== Work to do ==
Leave out the images; return the rest of the data exactly.

== Supplied information ==

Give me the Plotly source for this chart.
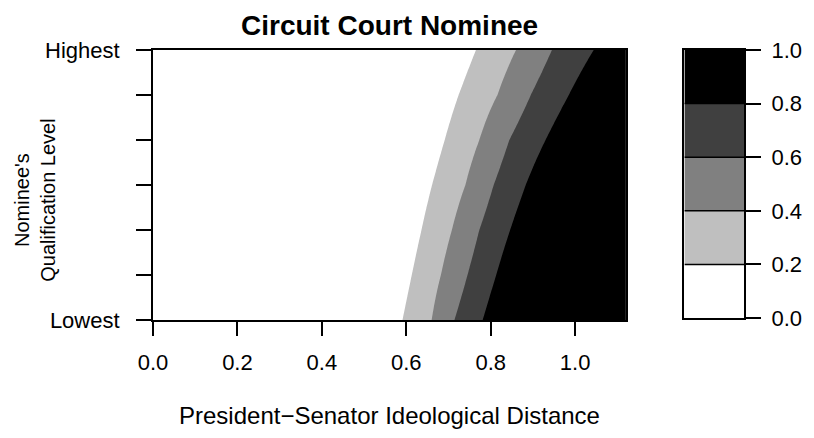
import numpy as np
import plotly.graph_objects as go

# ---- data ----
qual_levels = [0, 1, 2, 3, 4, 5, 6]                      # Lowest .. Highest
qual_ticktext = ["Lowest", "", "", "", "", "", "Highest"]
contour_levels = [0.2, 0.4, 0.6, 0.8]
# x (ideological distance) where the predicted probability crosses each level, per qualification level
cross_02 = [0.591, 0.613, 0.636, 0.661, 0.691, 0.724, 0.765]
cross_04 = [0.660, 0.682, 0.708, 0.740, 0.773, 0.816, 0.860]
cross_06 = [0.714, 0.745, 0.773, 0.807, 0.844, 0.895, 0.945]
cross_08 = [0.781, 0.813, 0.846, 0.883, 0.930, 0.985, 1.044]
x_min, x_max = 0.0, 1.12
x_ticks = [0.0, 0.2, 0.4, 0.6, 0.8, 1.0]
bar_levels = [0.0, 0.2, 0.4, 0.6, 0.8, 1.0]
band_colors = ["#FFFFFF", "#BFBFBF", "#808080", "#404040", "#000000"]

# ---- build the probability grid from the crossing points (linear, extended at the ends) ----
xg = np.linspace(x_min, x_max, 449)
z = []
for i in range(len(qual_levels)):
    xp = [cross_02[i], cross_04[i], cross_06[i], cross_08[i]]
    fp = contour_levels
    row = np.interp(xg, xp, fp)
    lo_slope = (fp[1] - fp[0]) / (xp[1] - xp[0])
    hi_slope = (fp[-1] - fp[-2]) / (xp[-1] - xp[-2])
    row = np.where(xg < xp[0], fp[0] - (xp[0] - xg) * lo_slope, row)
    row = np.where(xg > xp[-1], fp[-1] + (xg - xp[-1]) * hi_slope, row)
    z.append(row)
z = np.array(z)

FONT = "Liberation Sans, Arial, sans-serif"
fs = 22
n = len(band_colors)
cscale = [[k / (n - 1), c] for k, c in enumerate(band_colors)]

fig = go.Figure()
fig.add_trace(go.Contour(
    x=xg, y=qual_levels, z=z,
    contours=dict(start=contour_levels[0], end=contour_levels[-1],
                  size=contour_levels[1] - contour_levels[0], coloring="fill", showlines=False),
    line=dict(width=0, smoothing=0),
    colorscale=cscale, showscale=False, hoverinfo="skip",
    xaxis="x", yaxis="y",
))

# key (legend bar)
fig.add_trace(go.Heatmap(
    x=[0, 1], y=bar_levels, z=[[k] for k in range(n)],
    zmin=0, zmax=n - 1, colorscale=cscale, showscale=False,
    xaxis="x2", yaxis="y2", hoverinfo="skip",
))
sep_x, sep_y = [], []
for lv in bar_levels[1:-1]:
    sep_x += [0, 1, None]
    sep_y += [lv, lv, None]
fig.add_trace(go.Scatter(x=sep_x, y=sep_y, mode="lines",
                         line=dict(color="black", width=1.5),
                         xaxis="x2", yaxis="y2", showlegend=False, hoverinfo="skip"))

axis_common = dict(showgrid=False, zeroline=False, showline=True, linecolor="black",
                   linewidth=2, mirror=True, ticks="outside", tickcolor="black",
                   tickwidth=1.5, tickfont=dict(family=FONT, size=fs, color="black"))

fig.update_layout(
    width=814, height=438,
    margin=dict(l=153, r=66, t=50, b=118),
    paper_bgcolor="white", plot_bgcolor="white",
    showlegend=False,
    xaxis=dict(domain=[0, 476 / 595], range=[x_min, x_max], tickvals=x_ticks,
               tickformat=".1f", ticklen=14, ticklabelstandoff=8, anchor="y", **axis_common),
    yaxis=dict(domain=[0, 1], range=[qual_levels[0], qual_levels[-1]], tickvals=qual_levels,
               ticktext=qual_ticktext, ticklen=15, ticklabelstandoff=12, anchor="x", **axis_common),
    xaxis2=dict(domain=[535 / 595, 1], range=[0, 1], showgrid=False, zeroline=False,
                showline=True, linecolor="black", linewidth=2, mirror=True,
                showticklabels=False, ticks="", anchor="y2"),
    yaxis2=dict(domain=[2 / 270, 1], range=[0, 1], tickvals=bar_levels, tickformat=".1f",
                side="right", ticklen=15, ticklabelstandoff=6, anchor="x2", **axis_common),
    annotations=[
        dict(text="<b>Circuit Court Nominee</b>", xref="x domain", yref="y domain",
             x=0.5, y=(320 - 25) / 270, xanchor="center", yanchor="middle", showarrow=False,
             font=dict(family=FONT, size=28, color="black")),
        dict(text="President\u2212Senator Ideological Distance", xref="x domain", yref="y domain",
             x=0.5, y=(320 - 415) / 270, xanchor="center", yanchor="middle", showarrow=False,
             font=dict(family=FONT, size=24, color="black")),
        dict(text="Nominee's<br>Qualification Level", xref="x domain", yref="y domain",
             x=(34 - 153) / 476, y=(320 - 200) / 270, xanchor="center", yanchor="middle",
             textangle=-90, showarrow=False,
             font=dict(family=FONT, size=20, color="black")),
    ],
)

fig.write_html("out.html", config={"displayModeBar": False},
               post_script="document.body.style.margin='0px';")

== Response to the exercise ==
Give me the Plotly source for this chart.
import numpy as np
import plotly.graph_objects as go

# ---- data ----
qual_levels = [0, 1, 2, 3, 4, 5, 6]                      # Lowest .. Highest
qual_ticktext = ["Lowest", "", "", "", "", "", "Highest"]
contour_levels = [0.2, 0.4, 0.6, 0.8]
# x (ideological distance) where the predicted probability crosses each level, per qualification level
cross_02 = [0.591, 0.613, 0.636, 0.661, 0.691, 0.724, 0.765]
cross_04 = [0.660, 0.682, 0.708, 0.740, 0.773, 0.816, 0.860]
cross_06 = [0.714, 0.745, 0.773, 0.807, 0.844, 0.895, 0.945]
cross_08 = [0.781, 0.813, 0.846, 0.883, 0.930, 0.985, 1.044]
x_min, x_max = 0.0, 1.12
x_ticks = [0.0, 0.2, 0.4, 0.6, 0.8, 1.0]
bar_levels = [0.0, 0.2, 0.4, 0.6, 0.8, 1.0]
band_colors = ["#FFFFFF", "#BFBFBF", "#808080", "#404040", "#000000"]

# ---- build the probability grid from the crossing points (linear, extended at the ends) ----
xg = np.linspace(x_min, x_max, 449)
z = []
for i in range(len(qual_levels)):
    xp = [cross_02[i], cross_04[i], cross_06[i], cross_08[i]]
    fp = contour_levels
    row = np.interp(xg, xp, fp)
    lo_slope = (fp[1] - fp[0]) / (xp[1] - xp[0])
    hi_slope = (fp[-1] - fp[-2]) / (xp[-1] - xp[-2])
    row = np.where(xg < xp[0], fp[0] - (xp[0] - xg) * lo_slope, row)
    row = np.where(xg > xp[-1], fp[-1] + (xg - xp[-1]) * hi_slope, row)
    z.append(row)
z = np.array(z)

FONT = "Liberation Sans, Arial, sans-serif"
fs = 22
n = len(band_colors)
cscale = [[k / (n - 1), c] for k, c in enumerate(band_colors)]

fig = go.Figure()
fig.add_trace(go.Contour(
    x=xg, y=qual_levels, z=z,
    contours=dict(start=contour_levels[0], end=contour_levels[-1],
                  size=contour_levels[1] - contour_levels[0], coloring="fill", showlines=False),
    line=dict(width=0, smoothing=0),
    colorscale=cscale, showscale=False, hoverinfo="skip",
    xaxis="x", yaxis="y",
))

# key (legend bar)
fig.add_trace(go.Heatmap(
    x=[0, 1], y=bar_levels, z=[[k] for k in range(n)],
    zmin=0, zmax=n - 1, colorscale=cscale, showscale=False,
    xaxis="x2", yaxis="y2", hoverinfo="skip",
))
sep_x, sep_y = [], []
for lv in bar_levels[1:-1]:
    sep_x += [0, 1, None]
    sep_y += [lv, lv, None]
fig.add_trace(go.Scatter(x=sep_x, y=sep_y, mode="lines",
                         line=dict(color="black", width=1.5),
                         xaxis="x2", yaxis="y2", showlegend=False, hoverinfo="skip"))

axis_common = dict(showgrid=False, zeroline=False, showline=True, linecolor="black",
                   linewidth=2, mirror=True, ticks="outside", tickcolor="black",
                   tickwidth=1.5, tickfont=dict(family=FONT, size=fs, color="black"))

fig.update_layout(
    width=814, height=438,
    margin=dict(l=153, r=66, t=50, b=118),
    paper_bgcolor="white", plot_bgcolor="white",
    showlegend=False,
    xaxis=dict(domain=[0, 476 / 595], range=[x_min, x_max], tickvals=x_ticks,
               tickformat=".1f", ticklen=14, ticklabelstandoff=8, anchor="y", **axis_common),
    yaxis=dict(domain=[0, 1], range=[qual_levels[0], qual_levels[-1]], tickvals=qual_levels,
               ticktext=qual_ticktext, ticklen=15, ticklabelstandoff=12, anchor="x", **axis_common),
    xaxis2=dict(domain=[535 / 595, 1], range=[0, 1], showgrid=False, zeroline=False,
                showline=True, linecolor="black", linewidth=2, mirror=True,
                showticklabels=False, ticks="", anchor="y2"),
    yaxis2=dict(domain=[2 / 270, 1], range=[0, 1], tickvals=bar_levels, tickformat=".1f",
                side="right", ticklen=15, ticklabelstandoff=6, anchor="x2", **axis_common),
    annotations=[
        dict(text="<b>Circuit Court Nominee</b>", xref="x domain", yref="y domain",
             x=0.5, y=(320 - 25) / 270, xanchor="center", yanchor="middle", showarrow=False,
             font=dict(family=FONT, size=28, color="black")),
        dict(text="President\u2212Senator Ideological Distance", xref="x domain", yref="y domain",
             x=0.5, y=(320 - 415) / 270, xanchor="center", yanchor="middle", showarrow=False,
             font=dict(family=FONT, size=24, color="black")),
        dict(text="Nominee's<br>Qualification Level", xref="x domain", yref="y domain",
             x=(34 - 153) / 476, y=(320 - 200) / 270, xanchor="center", yanchor="middle",
             textangle=-90, showarrow=False,
             font=dict(family=FONT, size=20, color="black")),
    ],
)

fig.write_html("out.html", config={"displayModeBar": False},
               post_script="document.body.style.margin='0px';")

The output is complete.